Besides enjoying being a relative unknown in a huge broadcasting pool, Tubridy talked at length about his father, Pat, who had died a year or two before.
He said the loss had been profound and it gave him a new-found understanding of what his interviewees might be going through when they talked about grief.
He said empathy was a vital attribute for an interviewee, but it was something that you had to have innately — it couldn’t be manufactured.
Of course, The Late Late is about much more than empathetic interviews — and Tubridy frequently struggles with the bubblegum stuff.
He looks horribly out of place when doing the Valentine’s special, for instance, and this year, it was hard not to sense that he was relieved not to have to contend with a feral studio audience.
He often struggles with sport too. As a GAA lover, I cringe when he interviews a hurler or Gaelic footballer — no volume of carefully prepared briefing notes can paper over the lack of genuine knowledge or interest.
There are also times when he doesn’t ask hard-hitting or searching questions. Too often, he seems content to play it safe, to merely get through the conversation and get to the next topic.
That was especially apparent when we had got used to Covid, refusing to take off the kid gloves while chatting to some of the key players in Ireland’s pandemic response.
On a number of occasions this year, The Late Late has been beaten in the ratings by Tommy Tiernan’s excellent Saturday night chat show.
The social media reaction to Tiernan could not be more different to the way people think of Tubridy: the former is revered.
Several have suggested that it should be Tiernan, rather than Tubridy, who deserves to host the country’s flagship TV show.

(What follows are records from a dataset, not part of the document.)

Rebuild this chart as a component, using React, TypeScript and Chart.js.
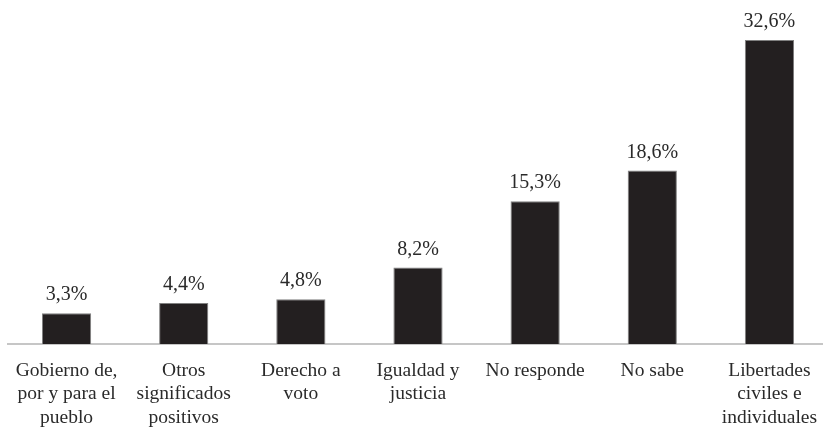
import React, { useEffect, useRef } from "react";
import { Chart, registerables } from "chart.js";

Chart.register(...registerables);

const categories: (string | string[])[] = [
  ["Gobierno de,", "por y para el", "pueblo"],
  ["Otros", "significados", "positivos"],
  ["Derecho a", "voto"],
  ["Igualdad y", "justicia"],
  "No responde",
  "No sabe",
  ["Libertades", "civiles e", "individuales"],
];
const values: number[] = [3.3, 4.4, 4.8, 8.2, 15.3, 18.6, 32.6];
const valueLabels: string[] = ["3,3%", "4,4%", "4,8%", "8,2%", "15,3%", "18,6%", "32,6%"];

const FONT = "'Liberation Serif', 'DejaVu Serif', serif";

const labelPlugin = {
  id: "barLabels",
  afterDatasetsDraw(chart: any) {
    const ctx = chart.ctx;
    const meta = chart.getDatasetMeta(0);
    ctx.save();
    ctx.font = `20px ${FONT}`;
    ctx.fillStyle = "#2a2a2a";
    ctx.textAlign = "center";
    ctx.textBaseline = "alphabetic";
    meta.data.forEach((bar: any, i: number) => {
      ctx.fillText(valueLabels[i], bar.x, bar.y - 13);
    });
    ctx.restore();
  },
};

export default function App() {
  const ref = useRef<HTMLCanvasElement>(null);
  useEffect(() => {
    document.body.style.margin = "0";
    document.body.style.overflow = "hidden";
    const chart = new Chart(ref.current!, {
      type: "bar",
      data: {
        labels: categories,
        datasets: [
          {
            data: values,
            backgroundColor: "#231f20",
            borderColor: "#808080",
            borderWidth: 1,
            categoryPercentage: 1,
            barPercentage: 0.42,
          },
        ],
      },
      options: {
        animation: false,
        responsive: false,
        maintainAspectRatio: false,
        layout: { padding: { left: 8, right: 0, top: 0, bottom: 0 } },
        plugins: { legend: { display: false }, tooltip: { enabled: false } },
        scales: {
          x: {
            grid: { display: false, drawTicks: false },
            border: { display: true, color: "#c6c6c6", width: 2 },
            ticks: {
              color: "#2a2a2a",
              font: { family: FONT, size: 19.5, lineHeight: 1.2 },
              padding: 15,
              maxRotation: 0,
              autoSkip: false,
            },
            afterFit: (scale: any) => {
              scale.height = 87;
              scale.paddingLeft = 0;
              scale.paddingRight = 0;
            },
          },
          y: {
            display: false,
            min: 0,
            max: 36.9,
          },
        },
      },
      plugins: [labelPlugin],
    });
    return () => chart.destroy();
  }, []);
  return (
    <div style={{ width: 828, height: 431 }}>
      <canvas ref={ref} width={828} height={431} />
    </div>
  );
}
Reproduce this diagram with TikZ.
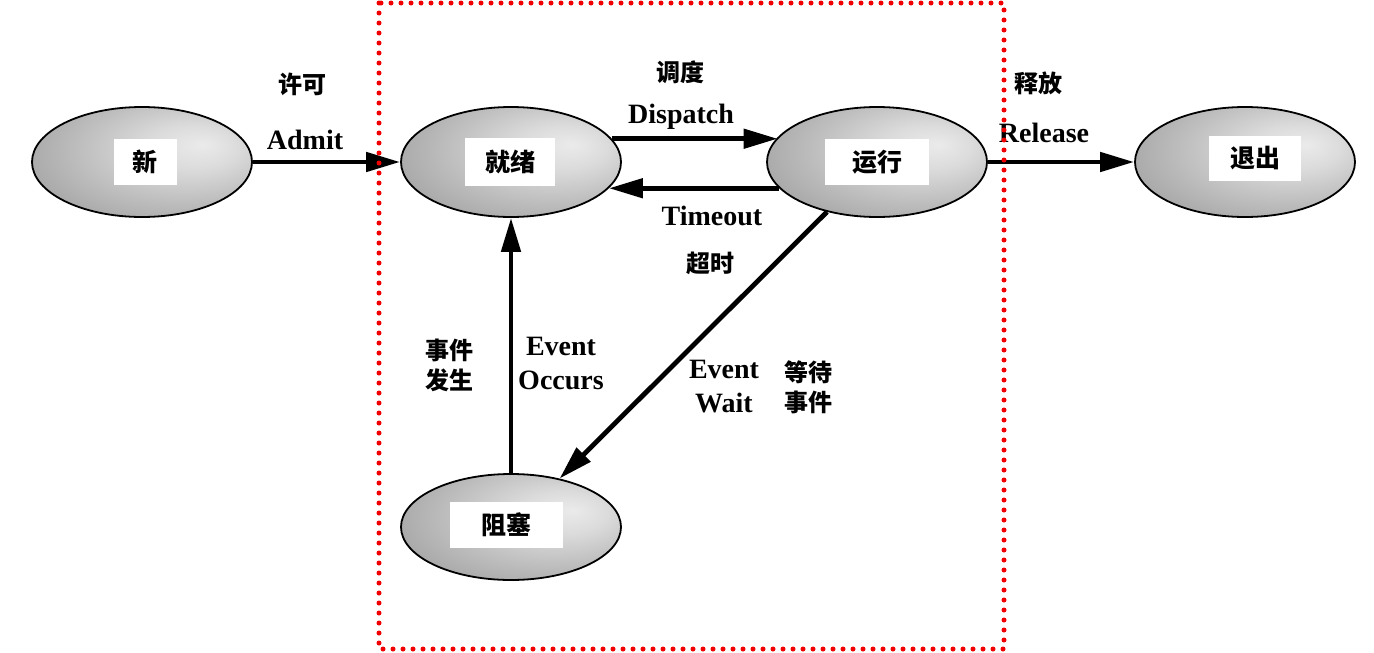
\documentclass[tikz,border=0pt]{standalone}
\usepackage{fontspec}
\setmainfont{Liberation Serif}
\newfontfamily\cjk{Noto Sans CJK SC}
\usetikzlibrary{arrows.meta,shapes.geometric}
\pgfdeclareradialshading{ellshade}{\pgfpoint{14bp}{8bp}}{color(0bp)=(black!8); color(10bp)=(black!14); color(24bp)=(black!26); color(36bp)=(black!36); color(50bp)=(black!45); color(66bp)=(black!54)}
\definecolor{dotred}{RGB}{240,0,0}
\begin{document}
\begin{tikzpicture}[x=1pt,y=-1pt,
  state/.style={ellipse, draw=black, line width=1.8pt, minimum width=220pt, minimum height=110pt, inner sep=0pt, shading=ellshade},
  lbl/.style={fill=white, inner sep=0pt, anchor=center, font=\cjk\bfseries\fontsize{25}{25}\selectfont},
  arr/.style={line width=4.8pt, -{Triangle[length=34pt,width=19pt]}},
  txt/.style={font=\bfseries\fontsize{28}{34}\selectfont, align=center, inner sep=0pt},
  ctxt/.style={font=\cjk\bfseries\fontsize{24}{30}\selectfont, align=center, inner sep=0pt}]
\useasboundingbox (0,0) rectangle (1374,653);
% states
\node[state] (new) at (142,162) {};
\node[state] (rdy) at (511,162) {};
\node[state] (run) at (877,162) {};
\node[state] (ext) at (1245,162) {};
\node[state, minimum height=106pt] (blk) at (511,527) {};
% white label boxes
\node[lbl, minimum width=63pt, minimum height=46pt] (newl) at (145,162) {新};
\node[lbl, minimum width=90pt, minimum height=48pt] (rdyl) at (510,162) {就绪};
\node[lbl, minimum width=104pt, minimum height=46pt] (runl) at (877,162) {运行};
\node[lbl, minimum width=92pt, minimum height=45pt] (extl) at (1255,158) {退出};
\node[lbl, minimum width=113pt, minimum height=46pt] (blkl) at (506,525) {阻塞};
% arrows
\draw[arr] (new) -- (rdy);
\draw[arr] (rdy.13.6) -- (run.166.4 |- rdy.13.6);
\draw[arr] (run.195) -- (rdy.-15 |- run.195);
\draw[arr] (run) -- (ext);
\draw[arr] (blk.north) -- (rdy.south);
\draw[arr] (run) -- (blk);
% labels
\node[ctxt] (t1) at (302,84) {许可};
\node[txt] (t2) at (305,140) {Admit};
\node[ctxt] (t3) at (680,72) {调度};
\node[txt] (t4) at (681,117) {Dispatch};
\node[txt] (t5) at (712,216) {Timeout};
\node[ctxt] (t6) at (710,263) {超时};
\node[ctxt] (t7) at (1038,83) {释放};
\node[txt] (t8) at (1044,133) {Release};
\node[ctxt] (t9) at (449,365) {事件\\发生};
\node[txt] (t10) at (561,363) {Event\\Occurs};
\node[txt] (t11) at (724,387) {Event\\Wait};
\node[ctxt] (t12) at (808,387) {等待\\事件};
% dotted boundary
\draw[dotred, line width=5pt, line cap=round, dash pattern=on 0pt off 10pt] (379,3) rectangle (1004,649);
\end{tikzpicture}
\end{document}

But just as both men are very different, so too are their respective programmes. Tiernan is a gifted interviewee, but it’s the format of his show that truly helps him sing.
The idea of the host not knowing who the guests will be is novel, and one that Tiernan copes with admirably. But, unlike The Late Late, the show is not live.
It’s recorded well in advance and the interviews we see are painstakingly edited down. And that’s the case with so many of the top chat shows around the world.
Live telly is a very different thing — and part of the reason we watch The Late Late in such huge numbers is the element of unpredictability that comes with broadcasting in the moment.
And yet, The Late Late is in dire need of change. It’s still, largely, the same concept that originated at the start of the 1960s when television was a wondrous new thing in this country.
How to improve it? Well, a good half-hour could be lopped off, for starters. More than that, though, Tubridy and his team have to get ruthless about their guest selection.
No more Nathan Carter. No more Dermot Bannon (the architect is likeable and fun, but comically overexposed on RTE.) No more ransacking the RTE canteen — too many of their presenters would have trouble holding your attention over a drink in a pub, let alone on The Late Late couch.
Tubridy has to become more like his hero, Gay Byrne, and take a dictatorial approach to his own show. He has to micromanage.
He has to play to his strengths and allow The Late Late to morph in the moment — if there’s a really good interview, he has to push out its length, as Byrne did, even if that means curtailing the time of the next guest.
He has to take more of an interest in the music selections — take a punt on more emerging Irish artists, rather than going with the tried and tested.
Tonight’s final show of the season is likely to be the last without a studio audience. Next season’s will, hopefully, mean Covid receding into view and an opportunity for reinvention.
It needs to happen. But Tubridy is, for now, the person best placed to ensure The Late Late evolves — and, paradoxically, this most empathetic of interviewers has to get tough.